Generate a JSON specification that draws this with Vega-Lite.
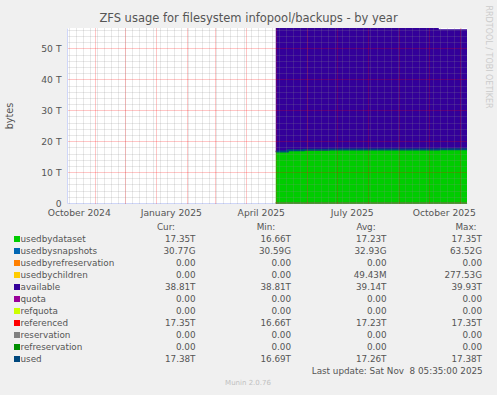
...
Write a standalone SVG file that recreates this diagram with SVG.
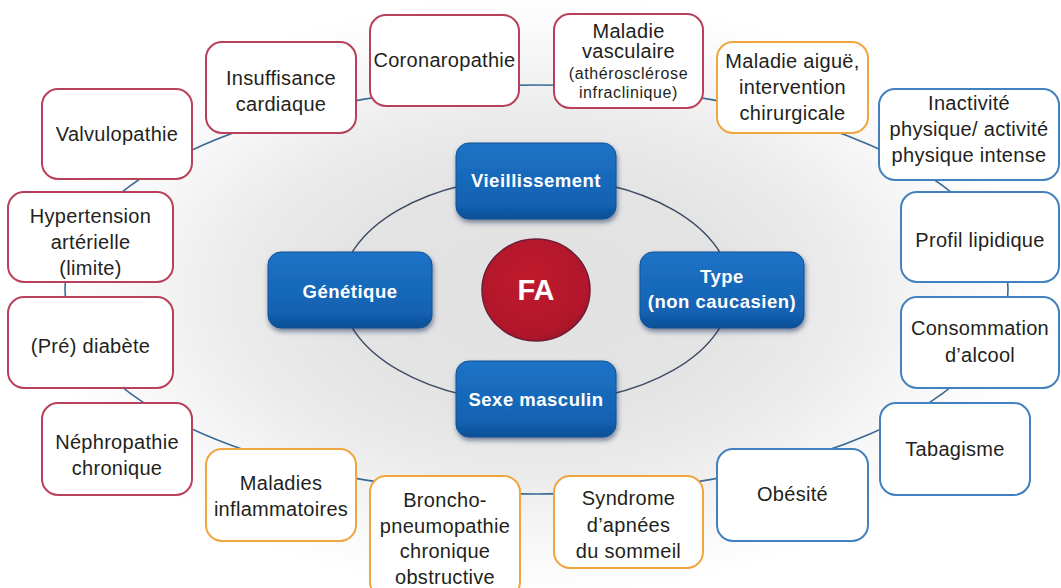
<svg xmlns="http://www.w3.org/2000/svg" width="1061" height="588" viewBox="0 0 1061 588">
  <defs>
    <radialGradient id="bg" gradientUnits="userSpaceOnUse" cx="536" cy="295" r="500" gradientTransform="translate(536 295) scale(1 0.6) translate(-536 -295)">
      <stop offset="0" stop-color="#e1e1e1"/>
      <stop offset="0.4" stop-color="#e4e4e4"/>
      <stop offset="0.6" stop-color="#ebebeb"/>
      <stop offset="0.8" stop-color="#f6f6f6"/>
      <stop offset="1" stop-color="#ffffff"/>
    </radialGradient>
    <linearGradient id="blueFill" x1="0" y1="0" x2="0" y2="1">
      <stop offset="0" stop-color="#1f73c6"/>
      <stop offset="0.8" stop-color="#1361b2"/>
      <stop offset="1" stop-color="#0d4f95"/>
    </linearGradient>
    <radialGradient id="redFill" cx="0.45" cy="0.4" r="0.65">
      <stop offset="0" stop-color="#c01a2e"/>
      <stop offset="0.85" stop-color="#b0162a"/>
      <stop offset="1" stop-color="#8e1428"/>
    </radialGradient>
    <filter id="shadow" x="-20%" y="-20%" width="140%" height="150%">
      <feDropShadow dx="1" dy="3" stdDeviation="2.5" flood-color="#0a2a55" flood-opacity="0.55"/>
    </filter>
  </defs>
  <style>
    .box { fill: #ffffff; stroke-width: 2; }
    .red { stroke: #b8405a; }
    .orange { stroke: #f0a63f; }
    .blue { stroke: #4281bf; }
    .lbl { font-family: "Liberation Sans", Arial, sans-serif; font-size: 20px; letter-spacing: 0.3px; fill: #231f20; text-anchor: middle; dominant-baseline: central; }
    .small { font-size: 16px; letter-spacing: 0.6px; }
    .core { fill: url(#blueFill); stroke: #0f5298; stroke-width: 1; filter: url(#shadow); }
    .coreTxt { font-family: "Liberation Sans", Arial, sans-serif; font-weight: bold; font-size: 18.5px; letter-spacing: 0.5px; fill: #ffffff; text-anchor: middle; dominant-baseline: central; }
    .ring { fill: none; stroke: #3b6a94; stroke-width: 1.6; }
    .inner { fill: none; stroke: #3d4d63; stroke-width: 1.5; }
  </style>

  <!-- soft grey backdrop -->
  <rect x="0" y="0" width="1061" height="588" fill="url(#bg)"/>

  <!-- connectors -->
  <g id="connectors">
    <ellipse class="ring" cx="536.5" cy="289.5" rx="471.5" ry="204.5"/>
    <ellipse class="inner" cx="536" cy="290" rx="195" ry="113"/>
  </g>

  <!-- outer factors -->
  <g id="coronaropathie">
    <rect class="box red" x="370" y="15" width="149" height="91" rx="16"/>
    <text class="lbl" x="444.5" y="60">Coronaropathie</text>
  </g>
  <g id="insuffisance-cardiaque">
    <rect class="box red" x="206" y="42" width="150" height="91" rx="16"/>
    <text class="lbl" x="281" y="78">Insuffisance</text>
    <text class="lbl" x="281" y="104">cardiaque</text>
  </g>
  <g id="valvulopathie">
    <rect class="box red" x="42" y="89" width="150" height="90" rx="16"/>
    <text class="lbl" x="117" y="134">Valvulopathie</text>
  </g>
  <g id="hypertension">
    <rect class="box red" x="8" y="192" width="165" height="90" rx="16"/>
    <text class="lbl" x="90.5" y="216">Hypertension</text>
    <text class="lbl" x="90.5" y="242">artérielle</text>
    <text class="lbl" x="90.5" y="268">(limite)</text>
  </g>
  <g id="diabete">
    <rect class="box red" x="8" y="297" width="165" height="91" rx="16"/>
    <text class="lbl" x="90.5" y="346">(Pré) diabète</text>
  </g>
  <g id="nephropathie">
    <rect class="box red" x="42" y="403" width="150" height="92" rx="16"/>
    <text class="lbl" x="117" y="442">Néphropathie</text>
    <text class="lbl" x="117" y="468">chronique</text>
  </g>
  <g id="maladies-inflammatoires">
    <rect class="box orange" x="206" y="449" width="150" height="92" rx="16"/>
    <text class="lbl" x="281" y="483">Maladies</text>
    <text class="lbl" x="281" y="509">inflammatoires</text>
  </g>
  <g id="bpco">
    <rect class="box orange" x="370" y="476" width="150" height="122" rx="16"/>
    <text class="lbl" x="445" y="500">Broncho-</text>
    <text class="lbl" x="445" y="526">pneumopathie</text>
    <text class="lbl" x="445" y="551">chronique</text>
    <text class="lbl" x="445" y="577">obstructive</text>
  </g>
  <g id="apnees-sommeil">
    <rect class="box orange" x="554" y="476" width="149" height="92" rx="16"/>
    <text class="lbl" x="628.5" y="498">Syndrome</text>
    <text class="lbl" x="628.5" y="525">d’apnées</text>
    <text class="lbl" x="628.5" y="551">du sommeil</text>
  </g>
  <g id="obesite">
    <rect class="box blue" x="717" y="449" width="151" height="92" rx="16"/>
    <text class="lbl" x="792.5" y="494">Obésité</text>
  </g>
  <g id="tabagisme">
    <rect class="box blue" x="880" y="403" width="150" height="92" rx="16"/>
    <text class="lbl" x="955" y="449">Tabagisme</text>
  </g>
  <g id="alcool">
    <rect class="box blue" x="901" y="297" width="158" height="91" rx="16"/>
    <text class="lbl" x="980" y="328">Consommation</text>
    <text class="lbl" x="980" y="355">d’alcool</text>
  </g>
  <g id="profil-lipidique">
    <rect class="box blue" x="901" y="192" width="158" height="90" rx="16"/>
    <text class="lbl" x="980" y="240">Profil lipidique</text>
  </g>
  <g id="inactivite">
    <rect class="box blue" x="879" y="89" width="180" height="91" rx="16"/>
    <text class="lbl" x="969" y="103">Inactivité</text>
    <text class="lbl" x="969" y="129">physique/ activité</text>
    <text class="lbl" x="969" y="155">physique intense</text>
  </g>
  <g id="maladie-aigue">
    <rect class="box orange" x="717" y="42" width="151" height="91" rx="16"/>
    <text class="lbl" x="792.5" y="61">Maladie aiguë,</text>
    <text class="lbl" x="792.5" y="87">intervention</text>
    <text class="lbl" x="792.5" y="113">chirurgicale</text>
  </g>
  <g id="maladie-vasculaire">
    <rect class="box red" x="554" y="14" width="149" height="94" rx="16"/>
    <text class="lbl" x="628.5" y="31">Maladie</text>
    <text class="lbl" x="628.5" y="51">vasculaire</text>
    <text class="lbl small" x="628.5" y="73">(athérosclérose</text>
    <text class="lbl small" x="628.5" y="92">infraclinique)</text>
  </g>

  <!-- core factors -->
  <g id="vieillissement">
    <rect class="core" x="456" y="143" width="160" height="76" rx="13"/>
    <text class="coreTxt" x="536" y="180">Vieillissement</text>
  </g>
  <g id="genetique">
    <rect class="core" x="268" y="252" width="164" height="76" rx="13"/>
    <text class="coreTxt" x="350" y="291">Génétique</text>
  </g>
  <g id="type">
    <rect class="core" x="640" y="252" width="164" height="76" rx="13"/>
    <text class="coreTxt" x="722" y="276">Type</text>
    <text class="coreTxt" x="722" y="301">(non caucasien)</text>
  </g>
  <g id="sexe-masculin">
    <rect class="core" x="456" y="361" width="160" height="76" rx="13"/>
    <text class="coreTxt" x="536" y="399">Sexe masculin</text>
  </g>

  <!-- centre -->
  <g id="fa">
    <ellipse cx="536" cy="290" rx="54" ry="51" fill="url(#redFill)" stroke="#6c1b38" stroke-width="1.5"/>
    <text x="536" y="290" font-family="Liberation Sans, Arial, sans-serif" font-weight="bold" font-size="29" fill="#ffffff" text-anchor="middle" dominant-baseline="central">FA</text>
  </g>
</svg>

* WHAT IS EXPECTED *
From the records above, pick out and copy each line holding the word "this".

* SOLUTION TO THE EXERCISE *
Generate a JSON specification that draws this with Vega-Lite.
Write a standalone SVG file that recreates this diagram with SVG.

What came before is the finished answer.